Advantages and Disadvantages of a Tiled Kitchen Countertop

A tile countertop is strong, durable, and low-maintenance. Resistant to water and heat and impervious to most food spills, ceramic tile is a hard-wearing and functional kitchen surface. Available in thousands of colours, shapes, sizes and patterns, they allow a great scope for creativity. A hobbyist can tackle tiling a countertop, but make sure the surface is level, use a suitable grout and waterproof sealer, and reapply the sealer every six months. Remember that all unglazed tiles must also be sealed. Below are some of the advantages and disadvantages of a tiled kitchen countertop.
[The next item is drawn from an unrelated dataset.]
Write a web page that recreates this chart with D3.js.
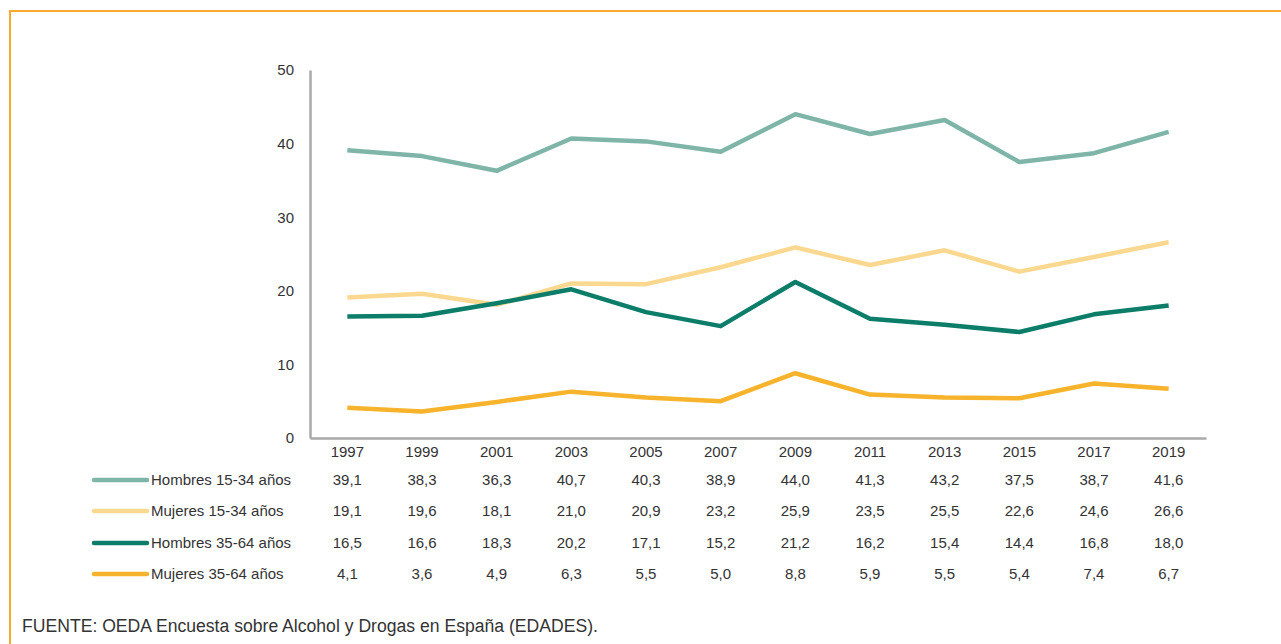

o Colorful mosaic tiles or tiles create a great decorative impact in a kitchen and provide a slight relief to expanses of white and stainless steel cabinets.
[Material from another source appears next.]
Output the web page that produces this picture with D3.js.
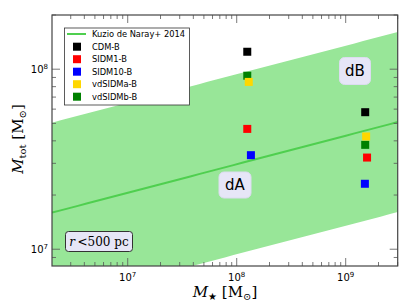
<!DOCTYPE html>
<html><head><meta charset="utf-8">
<script src="https://cdn.jsdelivr.net/npm/d3@7"></script>
<style>body{margin:0;background:#fff}svg{display:block}</style>
</head><body>
<svg id="c" width="407" height="305"></svg>
<script>
// ---- data ----
const seriesNames = ["CDM-B","SIDM1-B","SIDM10-B","vdSIDMa-B","vdSIDMb-B"];
const seriesColors = ["#000000","#ff0000","#0000ff","#ffd700","#008000"];
// [M_star, M_tot] for dwarf A and dwarf B
const cdmB     = [[1.25e8,1.25e8],[1.51e9,5.77e7]];
const sidm1B   = [[1.25e8,4.66e7],[1.57e9,3.23e7]];
const sidm10B  = [[1.35e8,3.33e7],[1.50e9,2.31e7]];
const vdsidmaB = [[1.29e8,8.5e7],[1.54e9,4.23e7]];
const vdsidmbB = [[1.25e8,9.2e7],[1.51e9,3.8e7]];
const seriesValues = [cdmB, sidm1B, sidm10B, vdsidmaB, vdsidmbB];
const drawOrder = [0,4,3,1,2];
// Kuzio de Naray+ 2014 relation: log Mtot = a + b (log M* - 8), scatter +-0.5 dex
const kdnA = 7.472, kdnB = 0.1586, kdnScatter = 0.5;
const xDomain = [2.02e6, 3.0e9];
const yDomain = [8.07e6, 2.0e8];
const xTickLabels = [1e7,1e8,1e9];
const yTickLabels = [1e7,1e8];

const svg = d3.select("#c");
const L=52, R=397.7, T=15, B=266;
const x = d3.scaleLog().domain(xDomain).range([L,R]);
const y = d3.scaleLog().domain(yDomain).range([B,T]);

const kdn = lx => kdnA + kdnB*(lx-8);
const xs = d3.range(0,41).map(i => Math.log10(xDomain[0]) + i*(Math.log10(xDomain[1])-Math.log10(xDomain[0]))/40);

svg.append("defs").append("clipPath").attr("id","pc").append("rect")
  .attr("x",L).attr("y",T).attr("width",R-L).attr("height",B-T);
const g = svg.append("g").attr("clip-path","url(#pc)");

g.append("path").datum(xs)
  .attr("d", d3.area().x(d=>x(10**d)).y0(d=>y(10**(kdn(d)-kdnScatter))).y1(d=>y(10**(kdn(d)+kdnScatter))))
  .attr("fill","#98e698");
g.append("path").datum(xs)
  .attr("d", d3.line().x(d=>x(10**d)).y(d=>y(10**kdn(d))))
  .attr("fill","none").attr("stroke","#4fcf4f").attr("stroke-width",2);

const S=8;
drawOrder.forEach(i=>{
  g.selectAll(null).data(seriesValues[i]).enter().append("rect")
    .attr("x",d=>x(d[0])-S/2).attr("y",d=>y(d[1])-S/2).attr("width",S).attr("height",S)
    .attr("fill",seriesColors[i]);
});

// label boxes
function labelBox(cx, cy, w, h, opts){
  const gg = svg.append("g");
  gg.append("rect").attr("x",cx-w/2).attr("y",cy-h/2).attr("width",w).attr("height",h)
    .attr("rx",opts.rx).attr("fill","#e6e6f7").attr("stroke",opts.stroke).attr("stroke-width",opts.sw);
  return gg.append("text").attr("x",cx).attr("y",cy).attr("text-anchor","middle").attr("dy","0.36em")
    .attr("font-family",opts.font).attr("font-size",opts.size).attr("fill","#000");
}
labelBox(355,71,31,27,{rx:5,stroke:"#dcdcf0",sw:1,font:"DejaVu Sans",size:15}).text("dB");
labelBox(235,185,32,26,{rx:5,stroke:"#dcdcf0",sw:1,font:"DejaVu Sans",size:15}).text("dA");
const rt = labelBox(99,241.5,67,20,{rx:3,stroke:"#333",sw:1,font:"DejaVu Serif",size:12});
rt.append("tspan").attr("font-style","italic").text("r");
rt.append("tspan").text("\u2009<500 pc");

// axes ticks (inward, all four sides)
const ax = svg.append("g").attr("stroke","#555").attr("stroke-width",0.8);
function logTicks(dom){
  const out=[];
  for(let e=Math.floor(Math.log10(dom[0])); e<=Math.ceil(Math.log10(dom[1])); e++){
    for(let m=1;m<10;m++){const v=m*10**e; if(v>=dom[0]&&v<=dom[1]) out.push([v,m===1]);}
  }
  return out;
}
logTicks(xDomain).forEach(([v,maj])=>{
  const len = maj?8:4, px=x(v);
  ax.append("line").attr("x1",px).attr("x2",px).attr("y1",B).attr("y2",B-len);
  ax.append("line").attr("x1",px).attr("x2",px).attr("y1",T).attr("y2",T+len);
});
logTicks(yDomain).forEach(([v,maj])=>{
  const len = maj?8:4, py=y(v);
  ax.append("line").attr("y1",py).attr("y2",py).attr("x1",L).attr("x2",L+len);
  ax.append("line").attr("y1",py).attr("y2",py).attr("x1",R).attr("x2",R-len);
});
svg.append("rect").attr("x",L).attr("y",T).attr("width",R-L).attr("height",B-T)
  .attr("fill","none").attr("stroke","#444").attr("stroke-width",1.2);

// tick labels
xTickLabels.forEach(v=>{
  const t=svg.append("text").attr("x",x(v)).attr("y",B+15).attr("text-anchor","middle")
    .attr("font-family","DejaVu Sans").attr("font-size",10);
  t.append("tspan").text("10");
  t.append("tspan").attr("dy",-4).attr("font-size",7).text(Math.round(Math.log10(v)));
});
yTickLabels.forEach(v=>{
  const t=svg.append("text").attr("x",L-4).attr("y",y(v)+4).attr("text-anchor","end")
    .attr("font-family","DejaVu Sans").attr("font-size",10);
  t.append("tspan").text("10");
  t.append("tspan").attr("dy",-4).attr("font-size",7).text(Math.round(Math.log10(v)));
});

// axis labels
const xl = svg.append("text").attr("x",225).attr("y",297).attr("text-anchor","middle")
  .attr("font-family","DejaVu Serif").attr("font-size",15);
xl.append("tspan").attr("font-style","italic").text("M");
xl.append("tspan").attr("font-size",10).attr("dy",3).text("\u2605");
xl.append("tspan").attr("dy",-3).text(" [M");
xl.append("tspan").attr("font-size",10).attr("dy",3).text("\u2299");
xl.append("tspan").attr("dy",-3).text("]");

const yl = svg.append("text").attr("transform","translate(23,139) rotate(-90)").attr("text-anchor","middle")
  .attr("font-family","DejaVu Serif").attr("font-size",15);
yl.append("tspan").attr("font-style","italic").text("M");
yl.append("tspan").attr("font-size",10).attr("dy",3).text("tot");
yl.append("tspan").attr("dy",-3).text(" [M");
yl.append("tspan").attr("font-size",10).attr("dy",3).text("\u2299");
yl.append("tspan").attr("dy",-3).text("]");

// legend
const lg = svg.append("g");
lg.append("rect").attr("x",64.5).attr("y",28).attr("width",125).attr("height",77)
  .attr("fill","#fff").attr("stroke","#333").attr("stroke-width",0.8);
lg.append("line").attr("x1",67).attr("x2",86).attr("y1",34).attr("y2",34).attr("stroke","#4fcf4f").attr("stroke-width",2);
lg.append("text").attr("x",92).attr("y",37).attr("font-family","DejaVu Sans").attr("font-size",8.3).text("Kuzio de Naray+ 2014");
seriesNames.forEach((n,i)=>{
  const yy = 46.7 + i*12.5;
  lg.append("rect").attr("x",73).attr("y",yy-4).attr("width",8).attr("height",8).attr("fill",seriesColors[i]);
  lg.append("text").attr("x",92).attr("y",yy+3).attr("font-family","DejaVu Sans").attr("font-size",8.3).text(n);
});
</script>
</body></html>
o Tiles are relatively cheap and easy to lay.

o A tiled countertop is strong.

o It can be easily replaced if you accidentally break one of the tiles.

o You can easily match your kitchen countertop to the rest of your kitchen wall.
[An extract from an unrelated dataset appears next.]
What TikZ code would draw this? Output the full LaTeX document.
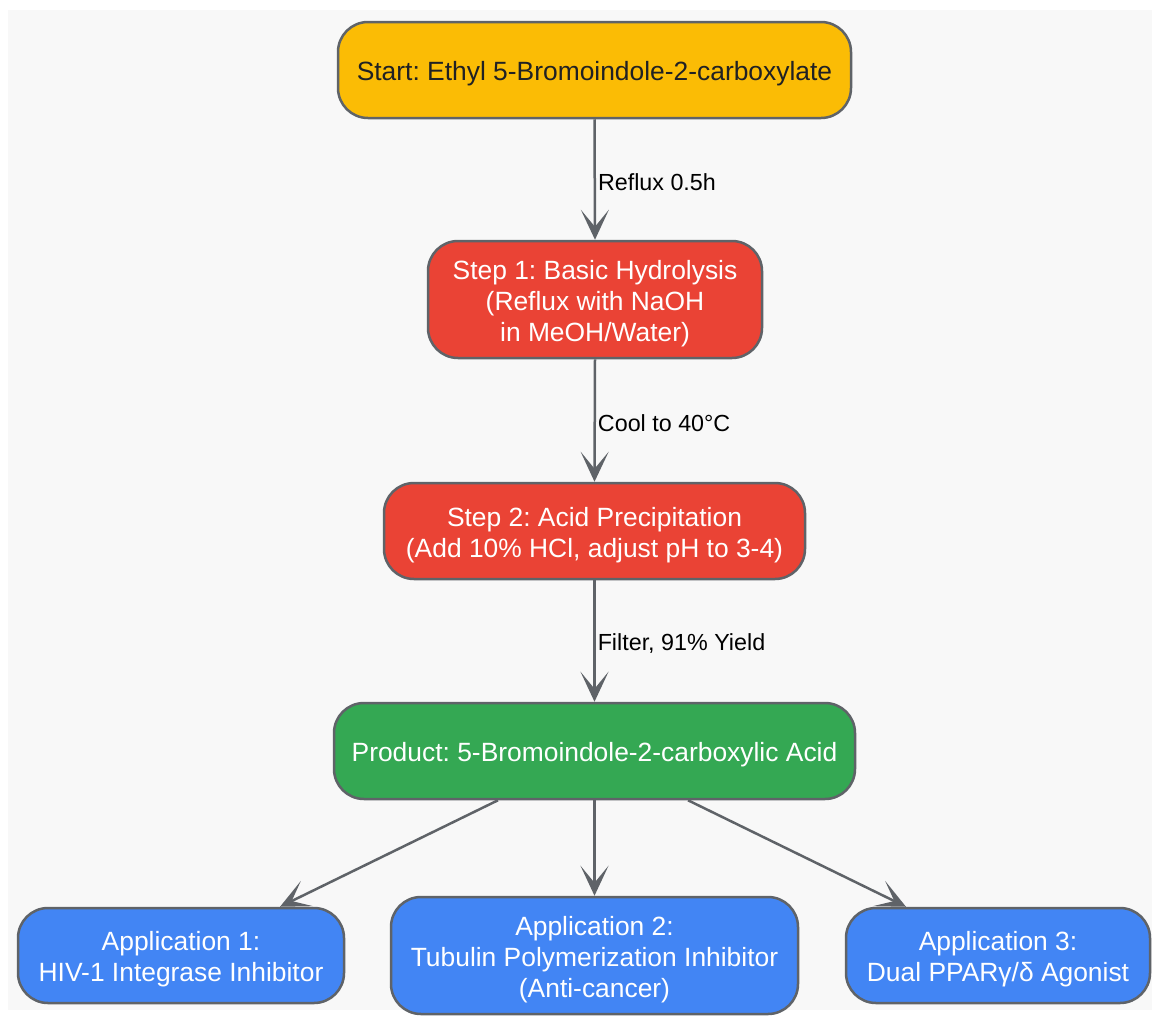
\documentclass[tikz,border=0pt]{standalone}
\usepackage{fontspec}
\setmainfont{Liberation Sans}
\usetikzlibrary{arrows.meta}
\definecolor{bg}{HTML}{F8F8F8}
\definecolor{edge}{HTML}{5F6368}
\definecolor{cyellow}{HTML}{FBBC05}
\definecolor{cred}{HTML}{EA4335}
\definecolor{cgreen}{HTML}{34A853}
\definecolor{cblue}{HTML}{4285F4}
\definecolor{dtext}{HTML}{202124}
\frenchspacing
\begin{document}
\begin{tikzpicture}[x=1pt,y=-1pt,
  box/.style={draw=edge, line width=2.5pt, rounded corners=30pt, inner sep=0pt,
    align=center, font=\fontsize{26.4}{31}\selectfont, text=white},
  txt/.style={inner sep=0pt, align=center, font=\fontsize{26.4}{31}\selectfont, text=white},
  conn/.style={draw=edge, line width=2.5pt, -{Stealth[length=30pt,width=28pt,inset=17pt]}},
  lbl/.style={font=\fontsize{23.3}{27}\selectfont, text=black, anchor=west, inner sep=0pt}
]
\useasboundingbox (0,0) rectangle (1152,1018);
\fill[white] (0,0) rectangle (1152,1018);
\fill[bg] (8,10) rectangle (1152,1010);

\node[box, fill=cyellow, minimum width=513pt, minimum height=96pt] (start) at (594.5,70) {};
\node[txt, text=dtext] (startt) at ([yshift=-4pt]start.center) {Start: Ethyl 5-Bromoindole-2-carboxylate};
\node[box, fill=cred, minimum width=334pt, minimum height=117pt] (s1) at (595,299.5) {};
\node[txt] (s1t) at ([yshift=-4pt]s1.center) {Step 1: Basic Hydrolysis\\(Reflux with NaOH\\in MeOH/Water)};
\node[box, fill=cred, minimum width=421pt, minimum height=96pt] (s2) at (594.5,531) {};
\node[txt] (s2t) at ([yshift=-4pt]s2.center) {Step 2: Acid Precipitation\\(Add 10\% HCl, adjust pH to 3-4)};
\node[box, fill=cgreen, minimum width=521pt, minimum height=96pt] (prod) at (594.5,751) {};
\node[txt] (prodt) at ([yshift=-4pt]prod.center) {Product: 5-Bromoindole-2-carboxylic Acid};
\node[box, fill=cblue, minimum width=326pt, minimum height=95pt] (a1) at (181,955.5) {};
\node[txt] (a1t) at ([yshift=-4pt]a1.center) {Application 1:\\HIV-1 Integrase Inhibitor};
\node[box, fill=cblue, minimum width=407pt, minimum height=117pt] (a2) at (594.5,955.5) {};
\node[txt] (a2t) at ([yshift=-4pt]a2.center) {Application 2:\\Tubulin Polymerization Inhibitor\\(Anti-cancer)};
\node[box, fill=cblue, minimum width=304pt, minimum height=95pt] (a3) at (998,955.5) {};
\node[txt] (a3t) at ([yshift=-4pt]a3.center) {Application 3:\\Dual PPARγ/δ Agonist};

\draw[conn] (start.south) -- node[lbl, pos=0.52, xshift=2pt] {Reflux 0.5h} (s1.north);
\draw[conn] (s1.south) -- node[lbl, pos=0.52, xshift=2pt] {Cool to 40°C} (s2.north);
\draw[conn] (s2.south) -- node[lbl, pos=0.52, xshift=2pt] {Filter, 91\% Yield} (prod.north);
\draw[conn] ([xshift=-96.5pt]prod.south) -- ([xshift=99pt]a1.north);
\draw[conn] (prod.south) -- (a2.north);
\draw[conn] ([xshift=93.5pt]prod.south) -- ([xshift=-92pt]a3.north);
\end{tikzpicture}
\end{document}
o It will look great if you put a wood profile border instead of a regular tile border.


o It will not be completely flat and therefore will not work effectively on its own as a kneading surface.

o If the grout is not flush with the tiles, dirt will collect in the cracks. Regularly clean with a small brush to prevent staining.

o Tiles can chip, so buy extra in case you need to replace any at a later date. (Note: Countertop needs a thicker tile grade than a wall)

o It will need to be precisely cut and shaped to fit around pipes and sinks.